**Written problem:** Below is some material; set it all down exactly, apart from the pictures.

**Data section:**
• • • • •
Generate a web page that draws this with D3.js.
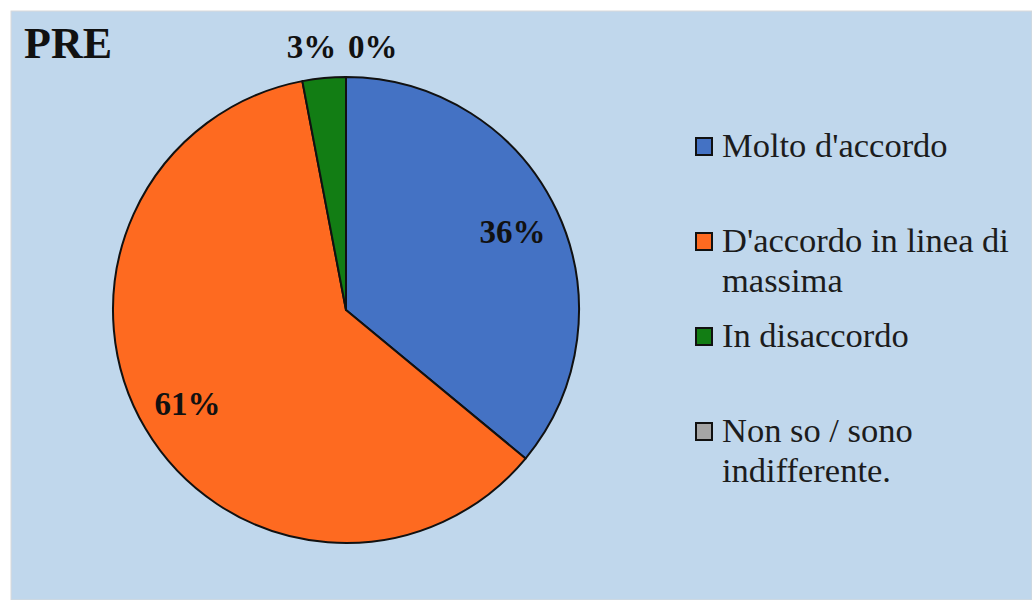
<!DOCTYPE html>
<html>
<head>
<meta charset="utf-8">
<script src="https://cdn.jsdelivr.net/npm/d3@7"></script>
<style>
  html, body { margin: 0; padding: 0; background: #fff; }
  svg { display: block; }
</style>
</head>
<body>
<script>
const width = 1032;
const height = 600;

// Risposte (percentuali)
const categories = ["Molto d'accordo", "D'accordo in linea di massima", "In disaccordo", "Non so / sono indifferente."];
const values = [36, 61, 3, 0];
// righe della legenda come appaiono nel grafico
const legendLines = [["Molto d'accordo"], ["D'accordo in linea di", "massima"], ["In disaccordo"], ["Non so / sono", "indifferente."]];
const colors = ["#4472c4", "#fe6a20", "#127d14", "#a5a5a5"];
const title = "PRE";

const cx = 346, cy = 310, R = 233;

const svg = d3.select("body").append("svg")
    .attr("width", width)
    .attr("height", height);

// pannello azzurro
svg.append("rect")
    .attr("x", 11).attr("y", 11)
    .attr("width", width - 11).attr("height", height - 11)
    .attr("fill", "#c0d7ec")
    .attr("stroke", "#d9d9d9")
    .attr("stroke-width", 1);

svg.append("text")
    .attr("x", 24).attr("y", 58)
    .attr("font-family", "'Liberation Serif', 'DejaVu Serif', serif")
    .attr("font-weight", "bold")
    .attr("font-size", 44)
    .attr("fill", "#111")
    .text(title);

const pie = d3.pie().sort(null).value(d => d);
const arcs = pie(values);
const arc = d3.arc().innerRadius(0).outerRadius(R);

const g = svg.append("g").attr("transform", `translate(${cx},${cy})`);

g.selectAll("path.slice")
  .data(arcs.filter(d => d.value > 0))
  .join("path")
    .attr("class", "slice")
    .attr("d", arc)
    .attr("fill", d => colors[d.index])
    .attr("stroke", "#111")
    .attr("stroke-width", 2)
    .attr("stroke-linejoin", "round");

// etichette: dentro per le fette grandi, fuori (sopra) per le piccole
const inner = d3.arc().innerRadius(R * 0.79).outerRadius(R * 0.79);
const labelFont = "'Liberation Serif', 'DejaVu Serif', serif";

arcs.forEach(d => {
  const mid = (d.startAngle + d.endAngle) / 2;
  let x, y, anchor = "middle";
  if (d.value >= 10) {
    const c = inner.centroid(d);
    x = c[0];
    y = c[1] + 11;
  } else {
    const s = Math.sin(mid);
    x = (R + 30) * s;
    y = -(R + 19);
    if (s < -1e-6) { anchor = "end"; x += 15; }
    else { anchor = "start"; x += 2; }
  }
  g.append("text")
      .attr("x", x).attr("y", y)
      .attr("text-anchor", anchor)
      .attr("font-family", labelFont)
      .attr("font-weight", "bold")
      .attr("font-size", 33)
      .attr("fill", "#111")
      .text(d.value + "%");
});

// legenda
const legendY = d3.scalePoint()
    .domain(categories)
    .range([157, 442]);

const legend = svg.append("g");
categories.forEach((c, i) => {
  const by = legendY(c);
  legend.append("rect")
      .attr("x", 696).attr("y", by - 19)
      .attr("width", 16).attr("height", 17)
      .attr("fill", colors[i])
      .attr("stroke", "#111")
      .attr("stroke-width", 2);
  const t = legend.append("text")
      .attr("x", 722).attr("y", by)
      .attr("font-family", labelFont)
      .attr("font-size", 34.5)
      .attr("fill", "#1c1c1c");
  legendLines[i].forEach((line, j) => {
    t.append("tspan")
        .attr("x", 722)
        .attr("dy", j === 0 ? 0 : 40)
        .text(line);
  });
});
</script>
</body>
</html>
• • • • •
**Answer to this task:**
Generate a web page that draws this with D3.js.
<!DOCTYPE html>
<html>
<head>
<meta charset="utf-8">
<script src="https://cdn.jsdelivr.net/npm/d3@7"></script>
<style>
  html, body { margin: 0; padding: 0; background: #fff; }
  svg { display: block; }
</style>
</head>
<body>
<script>
const width = 1032;
const height = 600;

// Risposte (percentuali)
const categories = ["Molto d'accordo", "D'accordo in linea di massima", "In disaccordo", "Non so / sono indifferente."];
const values = [36, 61, 3, 0];
// righe della legenda come appaiono nel grafico
const legendLines = [["Molto d'accordo"], ["D'accordo in linea di", "massima"], ["In disaccordo"], ["Non so / sono", "indifferente."]];
const colors = ["#4472c4", "#fe6a20", "#127d14", "#a5a5a5"];
const title = "PRE";

const cx = 346, cy = 310, R = 233;

const svg = d3.select("body").append("svg")
    .attr("width", width)
    .attr("height", height);

// pannello azzurro
svg.append("rect")
    .attr("x", 11).attr("y", 11)
    .attr("width", width - 11).attr("height", height - 11)
    .attr("fill", "#c0d7ec")
    .attr("stroke", "#d9d9d9")
    .attr("stroke-width", 1);

svg.append("text")
    .attr("x", 24).attr("y", 58)
    .attr("font-family", "'Liberation Serif', 'DejaVu Serif', serif")
    .attr("font-weight", "bold")
    .attr("font-size", 44)
    .attr("fill", "#111")
    .text(title);

const pie = d3.pie().sort(null).value(d => d);
const arcs = pie(values);
const arc = d3.arc().innerRadius(0).outerRadius(R);

const g = svg.append("g").attr("transform", `translate(${cx},${cy})`);

g.selectAll("path.slice")
  .data(arcs.filter(d => d.value > 0))
  .join("path")
    .attr("class", "slice")
    .attr("d", arc)
    .attr("fill", d => colors[d.index])
    .attr("stroke", "#111")
    .attr("stroke-width", 2)
    .attr("stroke-linejoin", "round");

// etichette: dentro per le fette grandi, fuori (sopra) per le piccole
const inner = d3.arc().innerRadius(R * 0.79).outerRadius(R * 0.79);
const labelFont = "'Liberation Serif', 'DejaVu Serif', serif";

arcs.forEach(d => {
  const mid = (d.startAngle + d.endAngle) / 2;
  let x, y, anchor = "middle";
  if (d.value >= 10) {
    const c = inner.centroid(d);
    x = c[0];
    y = c[1] + 11;
  } else {
    const s = Math.sin(mid);
    x = (R + 30) * s;
    y = -(R + 19);
    if (s < -1e-6) { anchor = "end"; x += 15; }
    else { anchor = "start"; x += 2; }
  }
  g.append("text")
      .attr("x", x).attr("y", y)
      .attr("text-anchor", anchor)
      .attr("font-family", labelFont)
      .attr("font-weight", "bold")
      .attr("font-size", 33)
      .attr("fill", "#111")
      .text(d.value + "%");
});

// legenda
const legendY = d3.scalePoint()
    .domain(categories)
    .range([157, 442]);

const legend = svg.append("g");
categories.forEach((c, i) => {
  const by = legendY(c);
  legend.append("rect")
      .attr("x", 696).attr("y", by - 19)
      .attr("width", 16).attr("height", 17)
      .attr("fill", colors[i])
      .attr("stroke", "#111")
      .attr("stroke-width", 2);
  const t = legend.append("text")
      .attr("x", 722).attr("y", by)
      .attr("font-family", labelFont)
      .attr("font-size", 34.5)
      .attr("fill", "#1c1c1c");
  legendLines[i].forEach((line, j) => {
    t.append("tspan")
        .attr("x", 722)
        .attr("dy", j === 0 ? 0 : 40)
        .text(line);
  });
});
</script>
</body>
</html>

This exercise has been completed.